▼

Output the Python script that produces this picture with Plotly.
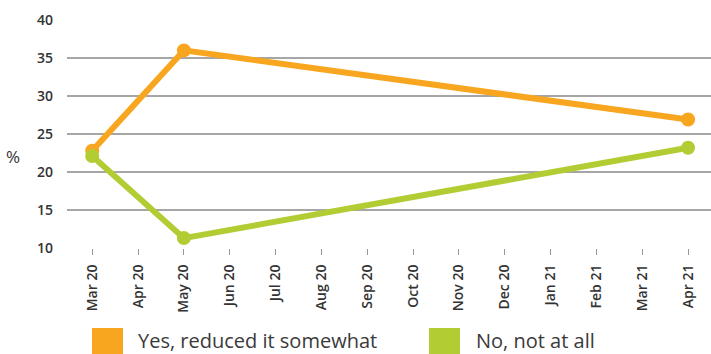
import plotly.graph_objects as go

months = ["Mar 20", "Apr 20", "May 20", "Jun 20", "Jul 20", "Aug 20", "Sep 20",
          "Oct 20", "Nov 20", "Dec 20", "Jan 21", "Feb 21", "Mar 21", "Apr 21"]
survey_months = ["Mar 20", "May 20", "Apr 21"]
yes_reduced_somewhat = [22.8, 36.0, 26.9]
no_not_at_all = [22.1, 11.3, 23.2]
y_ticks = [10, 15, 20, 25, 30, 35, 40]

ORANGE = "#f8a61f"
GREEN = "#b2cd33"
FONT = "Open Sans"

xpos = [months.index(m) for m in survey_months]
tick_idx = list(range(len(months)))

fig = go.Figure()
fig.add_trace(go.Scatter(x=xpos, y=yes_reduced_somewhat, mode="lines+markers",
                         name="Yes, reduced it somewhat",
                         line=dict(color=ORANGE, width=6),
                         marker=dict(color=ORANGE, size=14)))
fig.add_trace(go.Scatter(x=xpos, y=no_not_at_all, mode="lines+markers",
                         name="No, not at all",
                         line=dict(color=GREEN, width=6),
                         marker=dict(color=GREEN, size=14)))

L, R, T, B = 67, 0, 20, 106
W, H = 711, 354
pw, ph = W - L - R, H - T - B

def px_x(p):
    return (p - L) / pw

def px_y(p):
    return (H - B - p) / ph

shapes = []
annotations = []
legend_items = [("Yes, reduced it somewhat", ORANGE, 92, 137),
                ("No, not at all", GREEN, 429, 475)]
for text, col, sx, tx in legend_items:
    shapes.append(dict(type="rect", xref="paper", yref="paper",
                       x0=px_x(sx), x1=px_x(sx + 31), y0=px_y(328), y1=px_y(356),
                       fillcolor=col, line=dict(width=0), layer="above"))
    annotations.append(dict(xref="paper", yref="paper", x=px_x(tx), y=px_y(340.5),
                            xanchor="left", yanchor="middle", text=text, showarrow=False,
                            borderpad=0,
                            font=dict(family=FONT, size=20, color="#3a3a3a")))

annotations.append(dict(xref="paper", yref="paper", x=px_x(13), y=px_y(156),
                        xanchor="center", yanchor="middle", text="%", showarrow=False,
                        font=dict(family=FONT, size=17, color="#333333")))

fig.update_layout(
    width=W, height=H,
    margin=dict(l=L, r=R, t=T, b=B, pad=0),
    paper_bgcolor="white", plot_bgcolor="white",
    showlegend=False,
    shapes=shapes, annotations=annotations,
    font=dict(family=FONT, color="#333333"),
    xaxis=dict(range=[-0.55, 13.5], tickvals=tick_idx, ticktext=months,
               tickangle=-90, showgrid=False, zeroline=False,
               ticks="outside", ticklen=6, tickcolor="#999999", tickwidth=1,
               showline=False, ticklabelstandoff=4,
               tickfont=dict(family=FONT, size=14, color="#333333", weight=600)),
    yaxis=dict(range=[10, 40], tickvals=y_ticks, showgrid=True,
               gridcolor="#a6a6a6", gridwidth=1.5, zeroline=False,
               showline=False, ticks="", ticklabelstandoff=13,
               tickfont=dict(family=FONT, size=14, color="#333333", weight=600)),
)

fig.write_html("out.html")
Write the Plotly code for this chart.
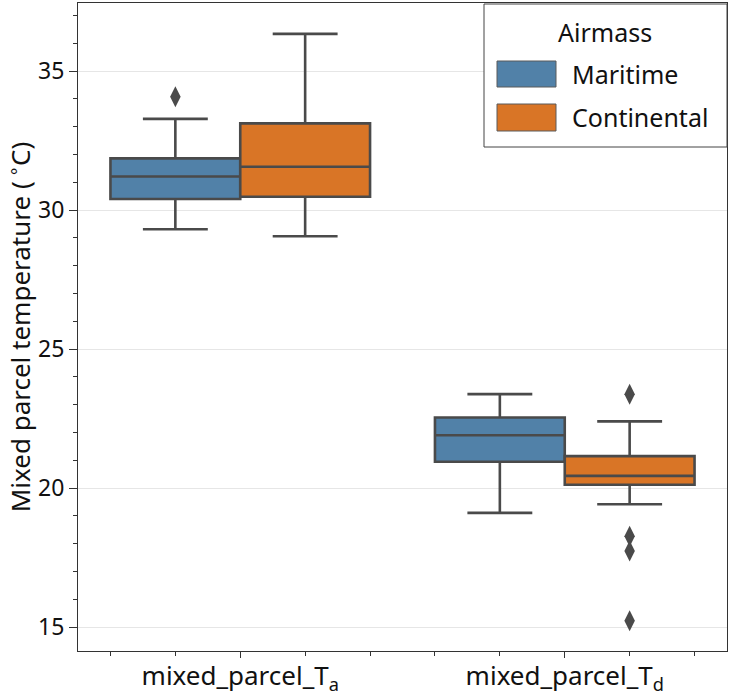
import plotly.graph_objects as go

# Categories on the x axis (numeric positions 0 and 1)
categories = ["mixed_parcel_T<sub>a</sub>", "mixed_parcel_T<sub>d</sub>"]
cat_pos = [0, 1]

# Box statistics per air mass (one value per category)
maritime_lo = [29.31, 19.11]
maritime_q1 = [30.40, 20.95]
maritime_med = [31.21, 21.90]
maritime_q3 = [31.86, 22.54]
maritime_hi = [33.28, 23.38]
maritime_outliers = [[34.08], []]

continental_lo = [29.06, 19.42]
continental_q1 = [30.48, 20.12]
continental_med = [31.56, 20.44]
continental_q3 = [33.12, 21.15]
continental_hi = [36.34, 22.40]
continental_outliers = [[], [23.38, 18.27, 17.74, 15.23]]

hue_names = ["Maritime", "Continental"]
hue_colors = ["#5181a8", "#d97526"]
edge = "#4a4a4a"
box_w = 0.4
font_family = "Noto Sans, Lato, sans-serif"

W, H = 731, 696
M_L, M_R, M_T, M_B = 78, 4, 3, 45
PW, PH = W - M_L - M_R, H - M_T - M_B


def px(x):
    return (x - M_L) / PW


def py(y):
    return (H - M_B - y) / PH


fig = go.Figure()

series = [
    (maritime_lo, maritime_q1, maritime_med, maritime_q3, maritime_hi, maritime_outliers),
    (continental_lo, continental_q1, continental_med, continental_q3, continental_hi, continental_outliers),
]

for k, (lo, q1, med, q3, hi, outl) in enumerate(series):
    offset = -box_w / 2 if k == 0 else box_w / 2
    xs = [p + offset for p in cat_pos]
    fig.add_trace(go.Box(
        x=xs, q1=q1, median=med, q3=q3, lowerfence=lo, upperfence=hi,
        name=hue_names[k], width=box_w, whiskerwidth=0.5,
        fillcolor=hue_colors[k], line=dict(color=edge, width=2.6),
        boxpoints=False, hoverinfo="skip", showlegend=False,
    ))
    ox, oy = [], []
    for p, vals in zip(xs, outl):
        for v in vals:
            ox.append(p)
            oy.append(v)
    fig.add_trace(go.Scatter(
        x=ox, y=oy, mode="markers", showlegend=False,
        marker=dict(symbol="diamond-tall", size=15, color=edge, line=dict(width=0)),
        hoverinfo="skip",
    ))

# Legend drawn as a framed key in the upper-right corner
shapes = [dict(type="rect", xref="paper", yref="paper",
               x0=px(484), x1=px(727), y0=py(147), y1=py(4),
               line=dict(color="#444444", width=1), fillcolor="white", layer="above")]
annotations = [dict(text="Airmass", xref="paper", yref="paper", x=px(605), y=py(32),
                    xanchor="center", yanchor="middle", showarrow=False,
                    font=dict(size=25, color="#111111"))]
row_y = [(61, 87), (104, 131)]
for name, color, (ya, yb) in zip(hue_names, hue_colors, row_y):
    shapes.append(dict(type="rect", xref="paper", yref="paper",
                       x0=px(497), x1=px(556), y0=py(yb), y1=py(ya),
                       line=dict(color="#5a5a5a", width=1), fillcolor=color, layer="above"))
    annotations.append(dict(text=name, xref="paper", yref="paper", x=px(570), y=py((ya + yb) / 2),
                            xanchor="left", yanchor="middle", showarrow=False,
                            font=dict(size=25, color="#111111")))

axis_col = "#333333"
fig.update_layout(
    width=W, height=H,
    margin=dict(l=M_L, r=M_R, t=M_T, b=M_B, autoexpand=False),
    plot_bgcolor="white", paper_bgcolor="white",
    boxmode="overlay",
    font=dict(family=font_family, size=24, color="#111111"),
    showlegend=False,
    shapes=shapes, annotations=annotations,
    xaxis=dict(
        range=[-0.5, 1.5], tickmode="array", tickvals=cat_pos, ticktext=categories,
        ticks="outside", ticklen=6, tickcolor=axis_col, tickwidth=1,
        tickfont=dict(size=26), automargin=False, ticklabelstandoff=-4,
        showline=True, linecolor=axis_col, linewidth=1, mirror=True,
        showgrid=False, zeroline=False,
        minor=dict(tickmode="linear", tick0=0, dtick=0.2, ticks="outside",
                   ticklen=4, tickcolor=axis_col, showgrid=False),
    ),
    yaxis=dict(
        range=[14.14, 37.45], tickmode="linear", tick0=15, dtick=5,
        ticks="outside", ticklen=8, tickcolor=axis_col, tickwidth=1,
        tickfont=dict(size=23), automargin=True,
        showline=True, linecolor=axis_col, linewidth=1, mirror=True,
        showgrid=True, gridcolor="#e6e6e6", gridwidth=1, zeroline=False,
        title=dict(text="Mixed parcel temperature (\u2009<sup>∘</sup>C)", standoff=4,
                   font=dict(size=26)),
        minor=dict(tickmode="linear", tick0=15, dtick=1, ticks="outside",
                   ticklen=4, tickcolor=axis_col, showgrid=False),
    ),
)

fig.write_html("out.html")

▲

EXERCISE: Set down, without pictures, the lines between the line holding "Write the Plotly code for this chart." and the line holding "continental_outliers = [[], [23.38, 18.27, 17.74, 15.23]]", both inclusive.

REPLY:
Write the Plotly code for this chart.
import plotly.graph_objects as go

# Categories on the x axis (numeric positions 0 and 1)
categories = ["mixed_parcel_T<sub>a</sub>", "mixed_parcel_T<sub>d</sub>"]
cat_pos = [0, 1]

# Box statistics per air mass (one value per category)
maritime_lo = [29.31, 19.11]
maritime_q1 = [30.40, 20.95]
maritime_med = [31.21, 21.90]
maritime_q3 = [31.86, 22.54]
maritime_hi = [33.28, 23.38]
maritime_outliers = [[34.08], []]

continental_lo = [29.06, 19.42]
continental_q1 = [30.48, 20.12]
continental_med = [31.56, 20.44]
continental_q3 = [33.12, 21.15]
continental_hi = [36.34, 22.40]
continental_outliers = [[], [23.38, 18.27, 17.74, 15.23]]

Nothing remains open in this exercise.